In this example, the regular expression `r'\b(?P<word>\w+)\b\s+(?P=word)\b'` uses a named group called `word` to match any word characters (`\w+`) that occur at least once (`\b` denotes word boundaries). It then matches one or more whitespace characters (`\s+`), followed by the same word captured by the named group `word` (`(?P=word)`). The final `\b` denotes another word boundary.

When the regular expression is applied to the string "The cow jumped over the moon" using the `re.findall()` function, it returns a list of tuples containing the repeated words, which in this case is `[('jumped', 'over')]`.

# Q9. When parsing a string, what is at least one thing that the Scanner interface does for you that the re.findall feature does not?

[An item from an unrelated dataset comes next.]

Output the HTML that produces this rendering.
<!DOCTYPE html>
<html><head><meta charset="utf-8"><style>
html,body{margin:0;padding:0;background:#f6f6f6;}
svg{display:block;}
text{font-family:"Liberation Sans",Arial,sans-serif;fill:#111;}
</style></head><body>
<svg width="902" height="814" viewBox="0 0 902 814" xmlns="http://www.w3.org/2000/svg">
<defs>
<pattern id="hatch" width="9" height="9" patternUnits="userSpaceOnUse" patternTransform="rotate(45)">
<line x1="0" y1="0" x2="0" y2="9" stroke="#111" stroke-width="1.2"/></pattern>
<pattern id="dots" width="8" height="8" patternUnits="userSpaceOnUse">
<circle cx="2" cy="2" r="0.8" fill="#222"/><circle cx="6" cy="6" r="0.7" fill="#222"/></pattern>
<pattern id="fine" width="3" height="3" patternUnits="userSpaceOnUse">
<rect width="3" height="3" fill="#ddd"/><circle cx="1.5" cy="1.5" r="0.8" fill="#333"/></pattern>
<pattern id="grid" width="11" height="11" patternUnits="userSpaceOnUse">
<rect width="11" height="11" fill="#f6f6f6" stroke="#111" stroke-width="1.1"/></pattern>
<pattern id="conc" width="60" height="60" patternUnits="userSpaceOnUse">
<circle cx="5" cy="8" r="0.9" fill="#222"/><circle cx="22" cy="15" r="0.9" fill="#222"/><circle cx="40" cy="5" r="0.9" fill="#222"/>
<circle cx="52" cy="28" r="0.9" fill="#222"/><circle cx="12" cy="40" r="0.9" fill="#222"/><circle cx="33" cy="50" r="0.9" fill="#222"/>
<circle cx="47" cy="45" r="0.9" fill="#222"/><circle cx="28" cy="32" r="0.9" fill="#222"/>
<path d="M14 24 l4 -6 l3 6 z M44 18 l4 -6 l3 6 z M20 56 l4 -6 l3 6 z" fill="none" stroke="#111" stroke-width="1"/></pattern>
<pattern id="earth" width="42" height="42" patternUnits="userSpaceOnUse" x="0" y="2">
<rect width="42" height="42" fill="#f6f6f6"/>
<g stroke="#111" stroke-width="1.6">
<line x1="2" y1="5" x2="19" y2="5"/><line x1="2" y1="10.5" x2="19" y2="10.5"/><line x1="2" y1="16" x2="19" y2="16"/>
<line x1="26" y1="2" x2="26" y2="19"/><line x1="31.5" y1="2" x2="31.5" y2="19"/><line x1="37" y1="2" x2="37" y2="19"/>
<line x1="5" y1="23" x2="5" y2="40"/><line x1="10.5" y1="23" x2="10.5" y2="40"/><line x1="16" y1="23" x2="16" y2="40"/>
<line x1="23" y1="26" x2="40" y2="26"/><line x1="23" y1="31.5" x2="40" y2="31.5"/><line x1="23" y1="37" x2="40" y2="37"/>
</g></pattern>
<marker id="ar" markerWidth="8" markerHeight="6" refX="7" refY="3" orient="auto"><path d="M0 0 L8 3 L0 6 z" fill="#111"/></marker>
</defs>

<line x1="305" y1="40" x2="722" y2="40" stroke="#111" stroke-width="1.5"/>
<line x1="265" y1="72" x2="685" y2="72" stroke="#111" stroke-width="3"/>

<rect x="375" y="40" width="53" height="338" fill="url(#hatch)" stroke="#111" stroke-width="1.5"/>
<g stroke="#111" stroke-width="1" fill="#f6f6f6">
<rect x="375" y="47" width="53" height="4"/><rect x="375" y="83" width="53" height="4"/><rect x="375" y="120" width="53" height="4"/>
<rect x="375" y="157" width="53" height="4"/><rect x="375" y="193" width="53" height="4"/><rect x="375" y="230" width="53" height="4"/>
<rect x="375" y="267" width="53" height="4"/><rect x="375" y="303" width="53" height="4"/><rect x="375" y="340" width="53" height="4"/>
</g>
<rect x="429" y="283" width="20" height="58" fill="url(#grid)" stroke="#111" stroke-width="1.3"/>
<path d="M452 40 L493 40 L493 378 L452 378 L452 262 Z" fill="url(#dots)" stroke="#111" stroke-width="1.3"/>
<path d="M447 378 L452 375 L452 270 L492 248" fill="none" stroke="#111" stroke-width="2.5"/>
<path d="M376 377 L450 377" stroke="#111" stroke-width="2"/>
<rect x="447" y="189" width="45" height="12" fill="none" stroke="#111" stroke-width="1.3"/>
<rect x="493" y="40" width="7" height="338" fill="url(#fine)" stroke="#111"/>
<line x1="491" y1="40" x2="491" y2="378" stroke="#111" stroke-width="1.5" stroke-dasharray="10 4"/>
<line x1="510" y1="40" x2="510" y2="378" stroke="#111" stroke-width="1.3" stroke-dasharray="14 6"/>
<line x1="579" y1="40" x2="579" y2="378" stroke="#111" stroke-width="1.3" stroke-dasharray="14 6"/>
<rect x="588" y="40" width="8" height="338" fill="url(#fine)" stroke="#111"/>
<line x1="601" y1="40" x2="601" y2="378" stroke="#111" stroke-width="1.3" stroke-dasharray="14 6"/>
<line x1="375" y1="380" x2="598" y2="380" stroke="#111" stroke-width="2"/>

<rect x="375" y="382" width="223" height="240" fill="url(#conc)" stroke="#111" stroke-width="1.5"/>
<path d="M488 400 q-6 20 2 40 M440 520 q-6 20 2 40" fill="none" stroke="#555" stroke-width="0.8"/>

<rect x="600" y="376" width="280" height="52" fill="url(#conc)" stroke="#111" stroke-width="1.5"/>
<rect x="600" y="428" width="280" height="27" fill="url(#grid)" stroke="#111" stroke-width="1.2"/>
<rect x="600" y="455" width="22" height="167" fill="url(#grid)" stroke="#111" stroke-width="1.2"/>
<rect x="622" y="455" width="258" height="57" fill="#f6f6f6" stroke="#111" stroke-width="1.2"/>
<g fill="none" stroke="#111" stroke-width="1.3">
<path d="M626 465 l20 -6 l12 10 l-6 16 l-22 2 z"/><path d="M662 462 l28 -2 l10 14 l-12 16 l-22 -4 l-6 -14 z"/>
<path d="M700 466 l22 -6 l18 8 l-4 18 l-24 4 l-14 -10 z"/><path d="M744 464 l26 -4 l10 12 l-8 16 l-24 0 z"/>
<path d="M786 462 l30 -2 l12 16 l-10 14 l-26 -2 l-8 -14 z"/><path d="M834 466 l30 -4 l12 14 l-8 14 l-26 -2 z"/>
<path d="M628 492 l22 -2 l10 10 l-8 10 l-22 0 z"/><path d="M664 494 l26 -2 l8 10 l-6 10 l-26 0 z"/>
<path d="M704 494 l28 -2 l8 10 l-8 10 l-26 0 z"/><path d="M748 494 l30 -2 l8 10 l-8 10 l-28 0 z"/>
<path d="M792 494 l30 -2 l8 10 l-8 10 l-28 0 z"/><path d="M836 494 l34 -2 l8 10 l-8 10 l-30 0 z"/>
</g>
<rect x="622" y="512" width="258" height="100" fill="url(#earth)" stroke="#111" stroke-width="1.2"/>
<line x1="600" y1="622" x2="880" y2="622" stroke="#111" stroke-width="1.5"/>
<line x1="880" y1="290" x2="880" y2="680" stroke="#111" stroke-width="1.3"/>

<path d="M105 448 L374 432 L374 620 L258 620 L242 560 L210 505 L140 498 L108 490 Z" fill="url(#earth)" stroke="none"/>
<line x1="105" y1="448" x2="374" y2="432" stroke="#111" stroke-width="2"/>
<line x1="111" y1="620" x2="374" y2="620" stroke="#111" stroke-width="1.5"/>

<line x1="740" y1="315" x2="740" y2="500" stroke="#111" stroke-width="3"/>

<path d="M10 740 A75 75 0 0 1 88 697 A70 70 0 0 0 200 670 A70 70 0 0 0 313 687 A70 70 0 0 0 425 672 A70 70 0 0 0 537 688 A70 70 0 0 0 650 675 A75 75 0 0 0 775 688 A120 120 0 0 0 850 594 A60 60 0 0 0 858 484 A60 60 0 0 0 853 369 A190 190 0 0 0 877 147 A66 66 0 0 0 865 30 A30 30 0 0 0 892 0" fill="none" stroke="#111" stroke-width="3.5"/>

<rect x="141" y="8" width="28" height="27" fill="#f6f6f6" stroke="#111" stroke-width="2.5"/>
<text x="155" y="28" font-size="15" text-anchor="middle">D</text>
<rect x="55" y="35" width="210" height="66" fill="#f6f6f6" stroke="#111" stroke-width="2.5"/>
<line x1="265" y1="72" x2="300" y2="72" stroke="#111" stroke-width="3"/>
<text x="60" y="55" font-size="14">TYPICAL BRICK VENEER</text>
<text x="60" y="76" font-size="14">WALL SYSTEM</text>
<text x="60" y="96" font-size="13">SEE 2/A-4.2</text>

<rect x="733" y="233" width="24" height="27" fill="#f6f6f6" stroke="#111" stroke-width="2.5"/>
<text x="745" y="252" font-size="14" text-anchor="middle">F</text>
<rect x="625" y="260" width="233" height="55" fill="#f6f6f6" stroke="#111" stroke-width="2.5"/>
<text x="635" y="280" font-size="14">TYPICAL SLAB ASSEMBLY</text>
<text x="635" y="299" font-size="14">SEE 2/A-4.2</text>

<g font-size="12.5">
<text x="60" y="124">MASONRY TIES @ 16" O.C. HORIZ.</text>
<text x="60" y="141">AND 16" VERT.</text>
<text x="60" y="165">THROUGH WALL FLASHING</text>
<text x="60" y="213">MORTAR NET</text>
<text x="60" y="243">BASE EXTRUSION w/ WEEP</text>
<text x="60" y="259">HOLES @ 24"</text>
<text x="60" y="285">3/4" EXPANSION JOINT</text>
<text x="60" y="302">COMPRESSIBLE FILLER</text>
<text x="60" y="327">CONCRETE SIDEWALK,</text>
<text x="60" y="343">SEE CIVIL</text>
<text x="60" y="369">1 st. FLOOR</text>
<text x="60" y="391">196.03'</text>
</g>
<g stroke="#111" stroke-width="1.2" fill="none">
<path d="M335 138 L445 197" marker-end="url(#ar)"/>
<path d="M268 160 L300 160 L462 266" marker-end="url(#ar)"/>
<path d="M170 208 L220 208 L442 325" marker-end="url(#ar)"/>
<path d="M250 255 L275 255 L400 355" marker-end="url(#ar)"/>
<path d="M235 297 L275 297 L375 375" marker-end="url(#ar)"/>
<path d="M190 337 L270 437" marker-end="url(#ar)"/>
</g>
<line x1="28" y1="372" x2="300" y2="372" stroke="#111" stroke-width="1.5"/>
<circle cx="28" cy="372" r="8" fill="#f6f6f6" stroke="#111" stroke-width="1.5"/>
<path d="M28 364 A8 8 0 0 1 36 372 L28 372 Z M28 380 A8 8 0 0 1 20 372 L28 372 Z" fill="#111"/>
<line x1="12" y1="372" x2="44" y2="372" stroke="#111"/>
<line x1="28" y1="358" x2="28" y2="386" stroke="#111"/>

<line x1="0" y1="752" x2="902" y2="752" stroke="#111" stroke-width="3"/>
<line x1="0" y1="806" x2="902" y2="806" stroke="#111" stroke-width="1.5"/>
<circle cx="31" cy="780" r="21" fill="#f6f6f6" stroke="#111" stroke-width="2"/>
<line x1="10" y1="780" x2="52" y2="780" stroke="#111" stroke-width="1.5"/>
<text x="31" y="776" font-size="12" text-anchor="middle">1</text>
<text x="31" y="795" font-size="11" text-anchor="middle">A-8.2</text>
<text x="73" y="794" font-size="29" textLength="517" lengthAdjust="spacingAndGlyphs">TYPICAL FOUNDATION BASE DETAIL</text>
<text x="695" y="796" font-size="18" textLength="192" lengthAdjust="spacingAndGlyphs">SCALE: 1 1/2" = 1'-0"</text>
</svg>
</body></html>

The `Scanner` interface in Python's `re` module provides a way to tokenize a string into individual tokens based on a pattern. It is useful when parsing a string that contains different types of tokens such as keywords, identifiers, operators, etc. One thing that `Scanner` does for you that `re.findall` does not is that it allows you to associate a regular expression pattern with a specific action to take on the token that matches the pattern. This makes it easier to process each token as you encounter it, rather than having to process the entire string and then filter out the tokens of interest.

# Q10. Does a scanner object have to be named scanner?

No, a scanner object does not have to be named "scanner." You can name it anything you want as long as it follows the rules for valid variable names in Python.